Sacramento Bee 2-17-04

Dan Walters: March primary is a failed experiment that should be junked

 

The story's been told before, but with California's primary election a couple of weeks away, voters should be reminded how they have been manipulated by the state's politicians for no good reason.

For many decades, California held its primary election in June, a reasonable date that gave voters and candidates about the right amount of time for campaigning, both prior to the primary and afterward.

As primaries became the dominant venue for presidential politics in the 1970s and 1980s, however, and as more states advanced their primaries to gain exposure and clout, California's politicians - especially its Democrats - felt left out.
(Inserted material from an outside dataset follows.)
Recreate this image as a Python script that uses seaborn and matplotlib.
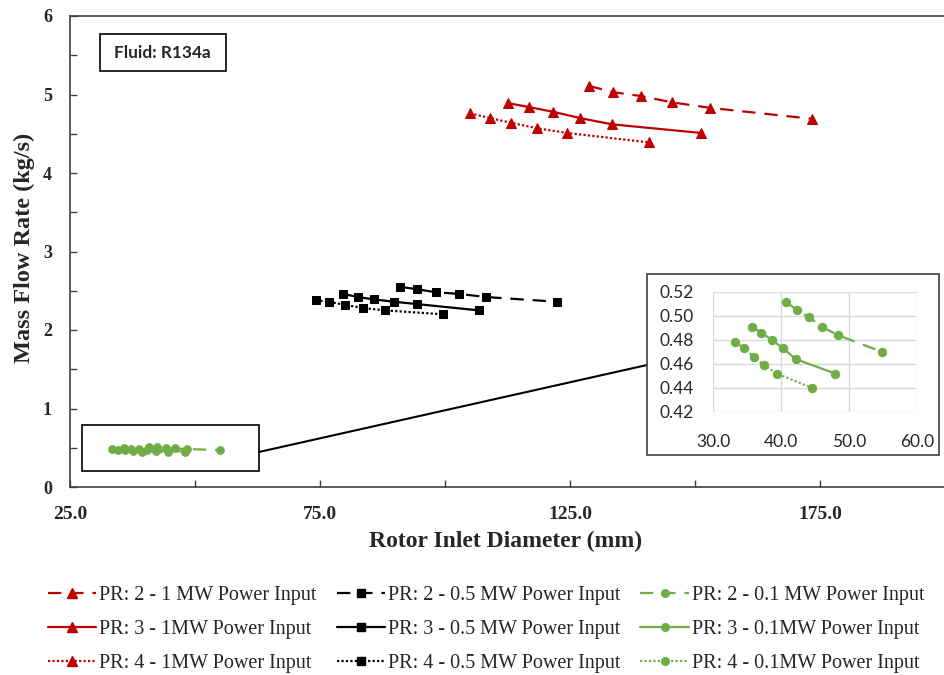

Publicly, they complained about California becoming a "political ATM" in which presidential candidates raised money but otherwise ignored the state's interests as they concentrated on earlier primary states. Mostly, however, California's politicians simply resented not being courted by presidential hopefuls.
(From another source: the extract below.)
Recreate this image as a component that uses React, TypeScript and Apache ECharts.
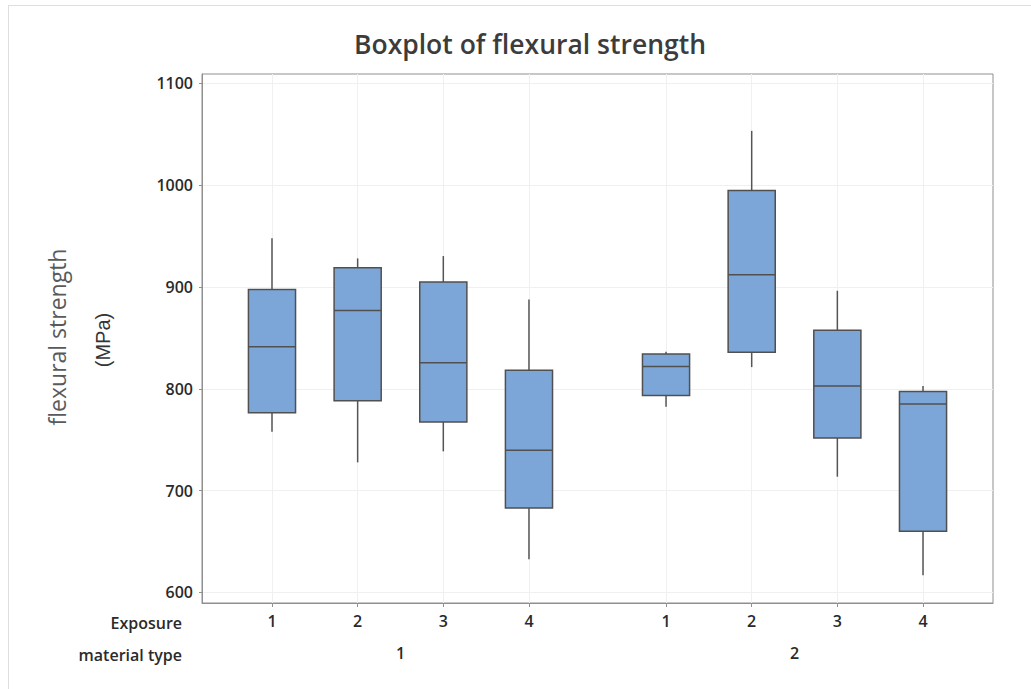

The solution proposed for this monumental crisis - one that ordinary Californians couldn't discern - was to advance California's primary, thus ensuring, or so we were told, that California wouldn't be ignored by those seeking the White House.

The past decade has seen much fiddling with California's primary date and a half-decade ago, it was decreed that the state's voters would have their say on the first Tuesday in March. Initially, the legislation was to apply only to presidential primaries every four years but when the bill got to the state Assembly, its political schemers quietly changed nonpresidential primaries to March as well.

Why the change, one made with almost no public notice? Democrats knew that a new round of redrawing legislative and congressional districts was coming after the 2000 census, and at the time, they had plans to squeeze maximum partisan advantage from the process. But a partisan gerrymander could be challenged by Republicans in a referendum, subjecting it to a popular vote in 2002. By shifting the 2002 nonpresidential primary forward to March, Democrats created a conscious conflict in state law that they hoped would block Republicans from using the referendum.

The scenario that Democrats created never came to pass. For a variety of complex political reasons, the much-anticipated confrontation was averted by a two-party deal on congressional and legislative districts. Nevertheless, California was stuck with its March primary in 2002, forcing candidates for statewide, legislative and congressional offices to declare themselves far earlier than good sense would dictate and in other ways disrupting the normal flow of political business.

The March 2002 primary was such an embarrassing affair - with abysmal voter turnout, among other things - that the Legislature toyed with doing away with it, at least in nonpresidential years. One version would have created two primaries in presidential years, one in March for those seeking the White House and another later in the year for everything else. But nothing happened.

We know now that California politicians' hopes of becoming presidential kingmakers also are an abysmal failure. Smaller states simply have "front-loaded" their primaries to push themselves ahead of California, and with his string of early victories this year, Massachusetts Sen. John Kerry has all but cinched the Democratic nomination.

The net effect is that except for a couple of controversial ballot measures, the March primary is shaping up as another dud. Voter turnout is likely to be extremely low, the growing number of independent voters will be frozen out of the process again (because the two major parties killed an open primary system after one election), and we'll have gone through all of this for nothing.

California politicians should admit that their hopes of achieving presidential clout are just pipe dreams. Outside of California, no one wants the state to play a role in choosing nominees; we are the 800-pound gorilla that no one wants to let out of its cage. Among other things, the candidates don't want to raise and spend the millions of dollars it would take to campaign here.

The only rational course, therefore, would be to junk the March primary and shift it to June, where it belongs.